What you have to remember when you start a business is that tax is just another bill. So it’s best to prepare and put a little aside. Especially if you want to avoid the penalties.
Income tax, national insurance and VAT things to note:
If you are employed by an organisation you will pay tax on your earnings.
- As a self-employed sole trader you will pay tax on the profits of the business – although you still have to pay Class 2 and Class 4 National Insurance contributions.
- Entrepreneurs running a limited company are classed as employees, which means they must pay income tax through the company’s Pay As You Earn (PAYE) scheme, as well as national insurance.

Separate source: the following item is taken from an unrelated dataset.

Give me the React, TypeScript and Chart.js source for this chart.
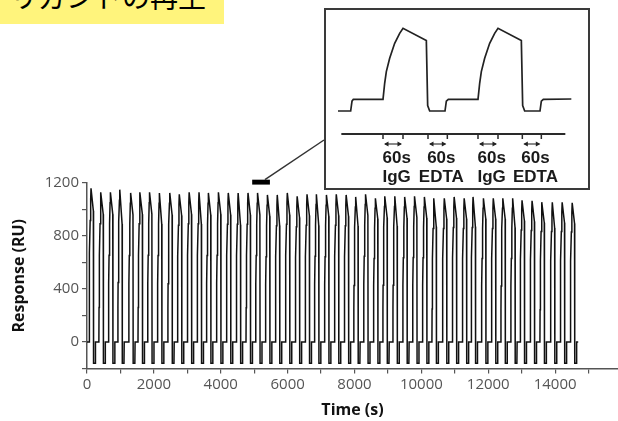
import React, { useEffect, useRef } from "react";
import { Chart, registerables } from "chart.js";

Chart.register(...registerables);

// ---------- text ----------
const headerText = "リガンドの再生";
const xTitle = "Time (s)";
const yTitle = "Response (RU)";

// ---------- axes ----------
const xTickValues = [0, 1000, 2000, 3000, 4000, 5000, 6000, 7000, 8000, 9000, 10000, 11000, 12000, 13000, 14000, 15000];
const xLabelledTicks = [0, 2000, 4000, 6000, 8000, 10000, 12000, 14000];
const yTickValues = [-200, 0, 200, 400, 600, 800, 1000, 1200];
const yLabelledTicks = [0, 400, 800, 1200];
const xMin = 0;
const xMax = 15880;
const yMin = -200;
const yMax = 1200;

// ---------- main sensorgram: one entry per regeneration cycle ----------
const cyclePeakTimes = [
  120, 415, 700, 980, 1305, 1585, 1870, 2165, 2475, 2760,
  3055, 3350, 3630, 3930, 4225, 4520, 4815, 5100, 5395, 5690,
  5990, 6285, 6580, 6860, 7160, 7455, 7750, 8035, 8330, 8625,
  8905, 9205, 9500, 9795, 10090, 10375, 10685, 10980, 11280, 11545,
  11855, 12150, 12435, 12730, 13010, 13310, 13605, 13915, 14210, 14510,
];
const cyclePeakRU = [
  1160, 1130, 1130, 1150, 1125, 1130, 1130, 1125, 1125, 1115,
  1130, 1130, 1125, 1130, 1125, 1125, 1125, 1125, 1110, 1110,
  1125, 1100, 1115, 1115, 1110, 1115, 1110, 1095, 1115, 1085,
  1100, 1100, 1095, 1100, 1095, 1085, 1085, 1095, 1085, 1095,
  1085, 1085, 1085, 1085, 1070, 1065, 1055, 1055, 1055, 1050,
];
const cycleDissocEndRU = [
  990, 965, 965, 890, 960, 965, 965, 890, 960, 955,
  965, 890, 960, 965, 960, 885, 960, 960, 950, 880,
  960, 940, 955, 880, 950, 955, 950, 875, 955, 930,
  940, 875, 935, 940, 935, 870, 930, 935, 930, 870,
  930, 930, 930, 865, 915, 910, 900, 860, 900, 895,
];
// shape of one cycle (seconds relative to the peak)
const riseOffsets = [-60, -55, -50, -40, -25, -10, 0];
const riseFractions = [0, 0.23, 0.39, 0.58, 0.79, 0.93, 1];
const dissocEndOffset = 70;
const regenStartOffset = 76;
const regenEndOffset = 126;
const baselineReturnOffset = 133;
const baselineRU = 0;
const regenRU = -160;
const runStart = 0;
const runEnd = 14690;
// window shown enlarged in the inset (black bar)
const zoomWindow = [4940, 5470];

// ---------- inset (two cycles, enlarged) ----------
const insetTimes = [0, 38, 42, 46, 135, 140, 145, 155, 170, 185, 195, 265, 269, 275, 321, 325, 331, 420, 425, 430, 440, 455, 470, 480, 550, 554, 560, 606, 610, 616, 700];
const insetRU = [-186, -186, -30, 0, 0, 255, 440, 652, 891, 1050, 1130, 934, -100, -186, -186, -30, 0, 0, 255, 440, 652, 891, 1050, 1130, 934, -100, -186, -186, -30, 0, 5];
const insetPhaseTicks = [[135, 195], [270, 328], [420, 480], [553, 610]];
const insetPhaseLabels = ["IgG", "EDTA", "IgG", "EDTA"];
const insetDurationLabel = "60s";
const insetTimelineRange = [10, 682];

// ---------- layout constants ----------
const W = 618;
const H = 421;
const INSET = { left: 324, top: 8, width: 262, height: 178, border: 2 };

function buildMainPoints() {
  const pts: { x: number; y: number }[] = [{ x: runStart, y: baselineRU }];
  cyclePeakTimes.forEach((tp, i) => {
    riseOffsets.forEach((o, k) => {
      pts.push({ x: tp + o, y: baselineRU + riseFractions[k] * (cyclePeakRU[i] - baselineRU) });
    });
    pts.push({ x: tp + dissocEndOffset, y: cycleDissocEndRU[i] });
    pts.push({ x: tp + regenStartOffset, y: regenRU });
    pts.push({ x: tp + regenEndOffset, y: regenRU });
    pts.push({ x: tp + baselineReturnOffset, y: baselineRU });
  });
  pts.push({ x: runEnd, y: baselineRU });
  return pts;
}

export default function App() {
  const mainRef = useRef<HTMLCanvasElement | null>(null);
  const insetRef = useRef<HTMLCanvasElement | null>(null);

  useEffect(() => {
    if (!mainRef.current || !insetRef.current) return;

    const markerPlugin = {
      id: "markerPlugin",
      afterDraw(chart: any) {
        const { ctx, scales } = chart;
        const x = scales.x;
        const y = scales.y;
        const x0 = x.getPixelForValue(zoomWindow[0]);
        const x1 = x.getPixelForValue(zoomWindow[1]);
        const yTop = y.getPixelForValue(1225);
        const yBot = y.getPixelForValue(1188);
        ctx.save();
        ctx.fillStyle = "#000";
        ctx.fillRect(x0, yTop, x1 - x0, yBot - yTop);
        ctx.strokeStyle = "#333";
        ctx.lineWidth = 1.5;
        ctx.beginPath();
        ctx.moveTo(x0 + (x1 - x0) * 0.72, yTop);
        ctx.lineTo(INSET.left, 140);
        ctx.stroke();
        ctx.restore();
      },
    };

    const main = new Chart(mainRef.current, {
      type: "line",
      data: {
        datasets: [
          {
            data: buildMainPoints(),
            borderColor: "#111",
            borderWidth: 1.5,
            pointRadius: 0,
            tension: 0,
            fill: false,
          },
        ],
      },
      options: {
        animation: false,
        responsive: false,
        maintainAspectRatio: false,
        layout: { padding: { top: 183, right: 0, left: 0, bottom: 0 } },
        plugins: { legend: { display: false }, tooltip: { enabled: false } },
        scales: {
          x: {
            type: "linear",
            min: xMin,
            max: xMax,
            afterBuildTicks: (s: any) => {
              s.ticks = xTickValues.map((v) => ({ value: v }));
            },
            afterFit: (s: any) => {
              s.height = 52.5;
            },
            ticks: {
              autoSkip: false,
              maxRotation: 0,
              color: "#555",
              padding: 2,
              font: { family: "'Open Sans', sans-serif", size: 15 },
              callback: (v: any) => (xLabelledTicks.includes(Number(v)) ? String(v) : ""),
            },
            grid: { drawOnChartArea: false, drawTicks: true, tickLength: 5, color: "#555", lineWidth: 1.2 },
            border: { display: true, color: "#555", width: 1.5 },
            title: {
              display: true,
              text: xTitle,
              color: "#111",
              font: { family: "'Open Sans', sans-serif", size: 16, weight: "bold" },
              padding: { top: 0, bottom: 1 },
            },
          },
          y: {
            type: "linear",
            min: yMin,
            max: yMax,
            afterBuildTicks: (s: any) => {
              s.ticks = yTickValues.map((v) => ({ value: v }));
            },
            afterFit: (s: any) => {
              s.width = 87;
            },
            ticks: {
              autoSkip: false,
              color: "#555",
              padding: 3,
              font: { family: "'Open Sans', sans-serif", size: 15 },
              callback: (v: any) => (yLabelledTicks.includes(Number(v)) ? String(v) : ""),
            },
            grid: { drawOnChartArea: false, drawTicks: true, tickLength: 5, color: "#555", lineWidth: 1.2 },
            border: { display: true, color: "#555", width: 1.5 },
            title: {
              display: true,
              text: yTitle,
              color: "#111",
              font: { family: "'Open Sans', sans-serif", size: 16, weight: "bold" },
              padding: { top: 10, bottom: 0 },
            },
          },
        },
      },
      plugins: [markerPlugin],
    } as any);

    const insetOverlay = {
      id: "insetOverlay",
      afterDatasetsDraw(chart: any) {
        const { ctx } = chart;
        const x = chart.scales.x;
        const lineY = 124;
        const tickLen = 5;
        const arrowY = 134;
        const durY = 148;
        const phaseY = 167;
        const labelShift = 11;
        ctx.save();
        ctx.strokeStyle = "#2a2a2a";
        ctx.lineWidth = 2;
        ctx.beginPath();
        ctx.moveTo(x.getPixelForValue(insetTimelineRange[0]), lineY);
        ctx.lineTo(x.getPixelForValue(insetTimelineRange[1]), lineY);
        ctx.stroke();
        insetPhaseTicks.forEach(([a, b], i) => {
          const xa = x.getPixelForValue(a);
          const xb = x.getPixelForValue(b);
          ctx.strokeStyle = "#2a2a2a";
          ctx.lineWidth = 1.5;
          ctx.beginPath();
          ctx.moveTo(xa, lineY);
          ctx.lineTo(xa, lineY + tickLen);
          ctx.moveTo(xb, lineY);
          ctx.lineTo(xb, lineY + tickLen);
          ctx.stroke();
          ctx.lineWidth = 1.1;
          ctx.beginPath();
          ctx.moveTo(xa + 2, arrowY);
          ctx.lineTo(xb - 2, arrowY);
          ctx.stroke();
          ctx.fillStyle = "#222";
          ctx.beginPath();
          ctx.moveTo(xa + 1, arrowY);
          ctx.lineTo(xa + 5.5, arrowY - 2.5);
          ctx.lineTo(xa + 5.5, arrowY + 2.5);
          ctx.closePath();
          ctx.fill();
          ctx.beginPath();
          ctx.moveTo(xb - 1, arrowY);
          ctx.lineTo(xb - 5.5, arrowY - 2.5);
          ctx.lineTo(xb - 5.5, arrowY + 2.5);
          ctx.closePath();
          ctx.fill();
          const xc = x.getPixelForValue((a + b) / 2 + labelShift);
          ctx.font = "bold 17px 'Liberation Sans', Arial, sans-serif";
          ctx.textAlign = "center";
          ctx.textBaseline = "middle";
          ctx.fillStyle = "#1a1a1a";
          ctx.fillText(insetDurationLabel, xc, durY);
          ctx.fillText(insetPhaseLabels[i], xc, phaseY);
        });
        ctx.restore();
      },
    };

    const inset = new Chart(insetRef.current, {
      type: "line",
      data: {
        datasets: [
          {
            data: insetTimes.map((t, i) => ({ x: t, y: insetRU[i] })),
            borderColor: "#222",
            borderWidth: 1.7,
            pointRadius: 0,
            tension: 0,
            fill: false,
          },
        ],
      },
      options: {
        animation: false,
        responsive: false,
        maintainAspectRatio: false,
        layout: { padding: { left: 12, right: 16, top: 10, bottom: 8 } },
        plugins: { legend: { display: false }, tooltip: { enabled: false } },
        scales: {
          x: { type: "linear", min: 0, max: 702, display: false },
          y: { type: "linear", min: -1284, max: 1262, display: false },
        },
      },
      plugins: [insetOverlay],
    } as any);

    return () => {
      main.destroy();
      inset.destroy();
    };
  }, []);

  return (
    <div style={{ position: "absolute", left: 0, top: 0, width: W, height: H, overflow: "hidden", background: "#fff" }}>
      <canvas ref={mainRef} width={W} height={H} style={{ position: "absolute", left: 0, top: 0, width: W, height: H }} />
      <div
        style={{
          position: "absolute",
          left: 0,
          top: 0,
          width: 224,
          height: 24,
          background: "#fff47c",
          overflow: "hidden",
        }}
      >
        <span
          style={{
            position: "absolute",
            left: 10,
            top: -18,
            fontFamily: "'Noto Sans CJK JP', sans-serif",
            fontSize: 28,
            lineHeight: "28px",
            color: "#000",
            whiteSpace: "nowrap",
          }}
        >
          {headerText}
        </span>
      </div>
      <div
        style={{
          position: "absolute",
          left: INSET.left,
          top: INSET.top,
          width: INSET.width,
          height: INSET.height,
          border: `${INSET.border}px solid #3a3a3a`,
          background: "#fff",
        }}
      >
        <canvas
          ref={insetRef}
          width={INSET.width}
          height={INSET.height}
          style={{ position: "absolute", left: 0, top: 0, width: INSET.width, height: INSET.height }}
        />
      </div>
    </div>
  );
}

The company must also pay tax. This is called Corporation Tax and is paid each year. In most cases corporation tax is 20% of profits after expenses and certain allowances. Details of these allowances are available via the HMRC (Her Majesty’s Revenue & Customs) webpage.
Value added tax is levied on the sale of most goods and services. A list of exceptions can be obtained from HMRC.If your business has a turnover that exceeds the HMRC threshold of £82,000 per annum (for 2015-16) then the business must register for VAT and submit a return and VAT payment on a quarterly basis.
Because of the above it is essential that a business keeps accurate records and not just for the tax man.
Make friends with an accountant or bookkeeper as soon as you can to make sure you get everything right and more especially don’t loose out on being able to maximise your start up allowances.